If you’re Colin Laroque, wood has a tale to tell, whether it’s the oldest hockey stick in Canada, a piece of the Titanic, a weather-ravaged scrubby spruce from Labrador or a Manitoba maple from a southern Saskatchewan farm yard.
“People started planting shelter belts 100 years ago and they’ve been planting trees ever since,” said Laroque, who started his position as professor in the College of Agriculture and Bioresources and the School of Environment and Sustainability at the beginning of January. “They’ve planted close to a billion trees.”
Laroque is a dendrochronologist, someone who examines the rings of trees to read the tale of climate change, history and industrial development. His lab—one of only about a dozen of its type in Canada—is sought out by environmental and climate scientists as well as archaeologists across the country.
Laroque spent his formative years between the family’s home in Saskatoon and farm near Duck Lake, finishing high school at Bedford Road Collegiate before coming to the U of S for his BSc. He completed his MSc and PhD at the University of Victoria and spent the last 10 years at Mount Allison University in New Brunswick, where he established the nationally recognized Mount Allison Dendrochronology Lab.
The U of S offered Laroque a chance to return to his roots, plus access to a wide range of expertise and advanced analytical tools.

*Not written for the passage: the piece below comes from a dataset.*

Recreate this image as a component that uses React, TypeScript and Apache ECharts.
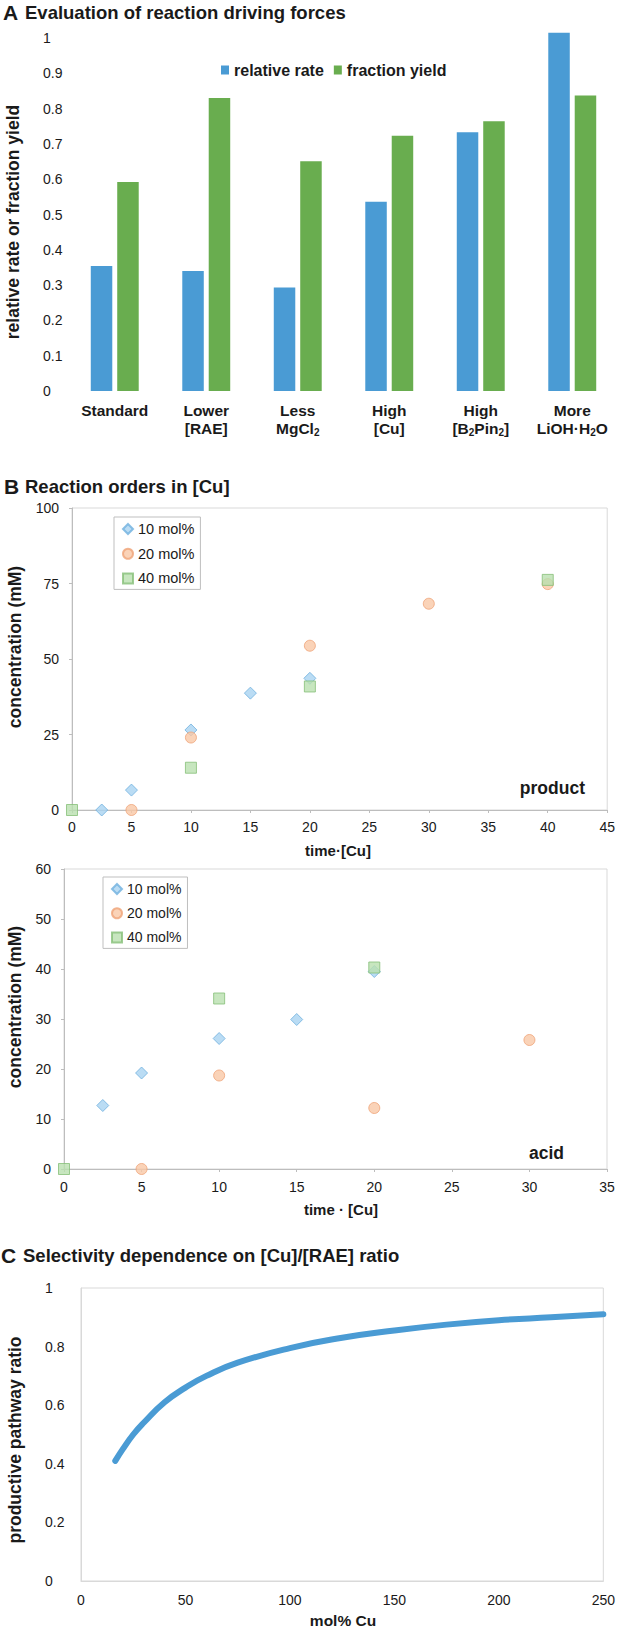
import React, { useEffect, useRef } from 'react';
import * as echarts from 'echarts';

const FF = "'Liberation Sans', Arial, Helvetica, sans-serif";
const TXT = '#1a1a1a';

// ---- Panel A data ----
const categories = ['Standard', 'Lower\n[RAE]', 'Less\nMgCl{s|2}', 'High\n[Cu]', 'High\n[B{s|2}Pin{s|2}]', 'More\nLiOH·H{s|2}O'];
const relativeRate = [0.354, 0.34, 0.293, 0.536, 0.733, 1.015];
const fractionYield = [0.592, 0.83, 0.651, 0.723, 0.764, 0.837];

// ---- Panel B data (product) ----
const prod10 = [[2.5, 0], [5, 6.6], [10, 26.5], [15, 38.7], [20, 43.6]];
const prod20 = [[5, 0], [10, 24.0], [20, 54.4], [30, 68.3], [40, 74.8]];
const prod40 = [[0, 0], [10, 14.0], [20, 40.9], [40, 76.2]];

// ---- Panel B data (acid) ----
const acid10 = [[2.5, 12.7], [5, 19.2], [10, 26.1], [15, 29.9], [20, 39.5]];
const acid20 = [[5, 0], [10, 18.7], [20, 12.2], [30, 25.8]];
const acid40 = [[0, 0], [10, 34.1], [20, 40.3]];

// ---- Panel C data ----
const molCu = [16.4, 20, 25, 30, 40, 50, 60, 75, 100, 125, 150, 175, 200, 225, 250];
const pathwayRatio = [0.41, 0.45, 0.5, 0.54, 0.61, 0.66, 0.7, 0.745, 0.795, 0.83, 0.855, 0.875, 0.89, 0.9, 0.91];

const BLUE = '#4A9BD4';
const GREEN = '#69AD4F';
const S10 = { color: '#A9D3F1', borderColor: '#6FB0DE', borderWidth: 1 };
const S20 = { color: '#F9C8A6', borderColor: '#EFA277', borderWidth: 1 };
const S40 = { color: '#B9E0AF', borderColor: '#86BF78', borderWidth: 1 };

const axisGray = '#bdbdbd';

function scatterAxes(gridIndex: number, xMax: number, yMax: number, yInt: number, xMargin: number) {
  return {
    x: {
      type: 'value', gridIndex, min: 0, max: xMax, interval: 5,
      axisLine: { show: true, lineStyle: { color: axisGray } },
      axisTick: { show: true, length: 3, lineStyle: { color: axisGray } },
      splitLine: { show: false },
      axisLabel: { fontFamily: FF, fontSize: 14, color: TXT, margin: xMargin },
    },
    y: {
      type: 'value', gridIndex, min: 0, max: yMax, interval: yInt,
      axisLine: { show: true, lineStyle: { color: axisGray } },
      axisTick: { show: true, length: 3, lineStyle: { color: axisGray } },
      splitLine: { show: false },
      axisLabel: { fontFamily: FF, fontSize: 14, color: TXT, margin: 13 },
    },
  };
}

function txt(x: number, y: number, text: string, size: number, align = 'left', rotate = false) {
  return {
    type: 'text', x, y, rotation: rotate ? Math.PI / 2 : 0, silent: true,
    style: { text, font: `bold ${size}px ${FF}`, fill: TXT, align, verticalAlign: 'middle' },
  };
}

export default function App() {
  const ref = useRef<HTMLDivElement>(null);
  useEffect(() => {
    const chart = echarts.init(ref.current!, null, { renderer: 'svg' });
    const pa = scatterAxes(1, 45, 100, 25, 10);
    const ac = scatterAxes(2, 35, 60, 10, 11);
    const option: any = {
      animation: false,
      backgroundColor: '#fff',
      grid: [
        { left: 69, top: 38, width: 556, height: 353 },
        { left: 72, top: 508, width: 537, height: 302, show: true, borderColor: '#d9d9d9', borderWidth: 1 },
        { left: 64, top: 869, width: 543, height: 300, show: true, borderColor: '#d9d9d9', borderWidth: 1 },
        { left: 81, top: 1288, width: 523, height: 293, show: true, borderColor: '#d9d9d9', borderWidth: 1 },
      ],
      legend: [
        {
          data: ['relative rate', 'fraction yield'], left: 216, top: 56, icon: 'rect',
          itemWidth: 8, itemHeight: 9, itemGap: 10, selectedMode: false,
          textStyle: { fontFamily: FF, fontWeight: 'bold', fontSize: 16, color: TXT, lineHeight: 18 },
        },
        {
          data: [{ name: '10 mol%', icon: 'diamond' }, { name: '20 mol%', icon: 'circle' }, { name: '40 mol%', icon: 'rect' }],
          left: 114, top: 517, orient: 'vertical', itemWidth: 10, itemHeight: 10, itemGap: 8.7,
          padding: [4, 6, 3, 8], borderColor: '#bfbfbf', borderWidth: 1, selectedMode: false,
          textStyle: { fontFamily: FF, fontSize: 14.5, color: TXT, lineHeight: 16 },
        },
        {
          data: [{ name: '10 mol%', icon: 'diamond' }, { name: '20 mol%', icon: 'circle' }, { name: '40 mol%', icon: 'rect' }],
          left: 103, top: 877, orient: 'vertical', itemWidth: 10, itemHeight: 10, itemGap: 8.2,
          padding: [4, 6, 3, 8], borderColor: '#bfbfbf', borderWidth: 1, selectedMode: false,
          textStyle: { fontFamily: FF, fontSize: 14, color: TXT, lineHeight: 16 },
        },
      ],
      xAxis: [
        {
          type: 'category', gridIndex: 0, data: categories,
          axisLine: { show: false }, axisTick: { show: false },
          axisLabel: {
            interval: 0, margin: 10, fontFamily: FF, fontWeight: 'bold', fontSize: 15.5, color: TXT, lineHeight: 18,
            rich: { s: { fontFamily: FF, fontWeight: 'bold', fontSize: 10, color: TXT, lineHeight: 8, verticalAlign: 'bottom' } },
          },
        },
        pa.x,
        ac.x,
        {
          type: 'value', gridIndex: 3, min: 0, max: 250, interval: 50,
          axisLine: { show: true, lineStyle: { color: '#d9d9d9' } }, axisTick: { show: false }, splitLine: { show: false },
          axisLabel: { fontFamily: FF, fontSize: 14, color: TXT, margin: 12 },
        },
      ],
      yAxis: [
        {
          type: 'value', gridIndex: 0, min: 0, max: 1, interval: 0.1,
          axisLine: { show: false }, axisTick: { show: false }, splitLine: { show: false },
          axisLabel: { fontFamily: FF, fontSize: 14, color: TXT, align: 'left', margin: 26 },
        },
        pa.y,
        ac.y,
        {
          type: 'value', gridIndex: 3, min: 0, max: 1, interval: 0.2,
          axisLine: { show: true, lineStyle: { color: '#d9d9d9' } }, axisTick: { show: false }, splitLine: { show: false },
          axisLabel: { fontFamily: FF, fontSize: 14, color: TXT, align: 'left', margin: 36 },
        },
      ],
      series: [
        { type: 'bar', name: 'relative rate', xAxisIndex: 0, yAxisIndex: 0, data: relativeRate, barWidth: 21.5, barGap: '23%', itemStyle: { color: BLUE }, clip: false },
        { type: 'bar', name: 'fraction yield', xAxisIndex: 0, yAxisIndex: 0, data: fractionYield, barWidth: 21.5, barGap: '23%', itemStyle: { color: GREEN }, clip: false },
        { type: 'scatter', name: '10 mol%', xAxisIndex: 1, yAxisIndex: 1, data: prod10, symbol: 'diamond', symbolSize: 12, itemStyle: S10 },
        { type: 'scatter', name: '20 mol%', xAxisIndex: 1, yAxisIndex: 1, data: prod20, symbol: 'circle', symbolSize: 11, itemStyle: S20 },
        { type: 'scatter', name: '40 mol%', xAxisIndex: 1, yAxisIndex: 1, data: prod40, symbol: 'rect', symbolSize: 11, itemStyle: S40 },
        { type: 'scatter', name: '10 mol%', xAxisIndex: 2, yAxisIndex: 2, data: acid10, symbol: 'diamond', symbolSize: 12, itemStyle: S10 },
        { type: 'scatter', name: '20 mol%', xAxisIndex: 2, yAxisIndex: 2, data: acid20, symbol: 'circle', symbolSize: 11, itemStyle: S20 },
        { type: 'scatter', name: '40 mol%', xAxisIndex: 2, yAxisIndex: 2, data: acid40, symbol: 'rect', symbolSize: 11, itemStyle: S40 },
        {
          type: 'line', name: 'productive pathway ratio', xAxisIndex: 3, yAxisIndex: 3,
          data: molCu.map((x, i) => [x, pathwayRatio[i]]), smooth: true, showSymbol: false,
          lineStyle: { color: BLUE, width: 6, cap: 'round' },
        },
      ],
      graphic: [
        txt(3, 12, 'A', 21),
        txt(25, 12, 'Evaluation of reaction driving forces', 18.5),
        txt(4, 486, 'B', 21),
        txt(25, 486, 'Reaction orders in [Cu]', 18.5),
        txt(1, 1255, 'C', 21),
        txt(23, 1255, 'Selectivity dependence on [Cu]/[RAE] ratio', 18.5),
        txt(13, 222, 'relative rate or fraction yield', 17.5, 'center', true),
        txt(14.5, 647, 'concentration (mM)', 17.5, 'center', true),
        txt(14.5, 1007, 'concentration (mM)', 17.5, 'center', true),
        txt(14.5, 1440, 'productive pathway ratio', 17.5, 'center', true),
        txt(338, 850, 'time·[Cu]', 15, 'center'),
        txt(341, 1209, 'time · [Cu]', 15, 'center'),
        txt(343, 1620, 'mol% Cu', 15.5, 'center'),
        txt(585, 788, 'product', 17.5, 'right'),
        txt(564, 1153, 'acid', 17.5, 'right'),
      ],
    };
    chart.setOption(option);
    return () => chart.dispose();
  }, []);
  return <div ref={ref} style={{ position: 'absolute', left: 0, top: 0, width: 618, height: 1628, background: '#fff' }} />;
}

“The synchrotron is very interesting to me. The type of chemical analyses you can do with that machine is amazing.
A recipient of a 3M Teaching Fellowship, Laroque is committed to inspiring students to interact with the natural world.
“I’m all for taking undergrads outdoors. You can teach them in a classroom, but you can also teach them on the banks of the South Saskatchewan River. I want to get them outside!”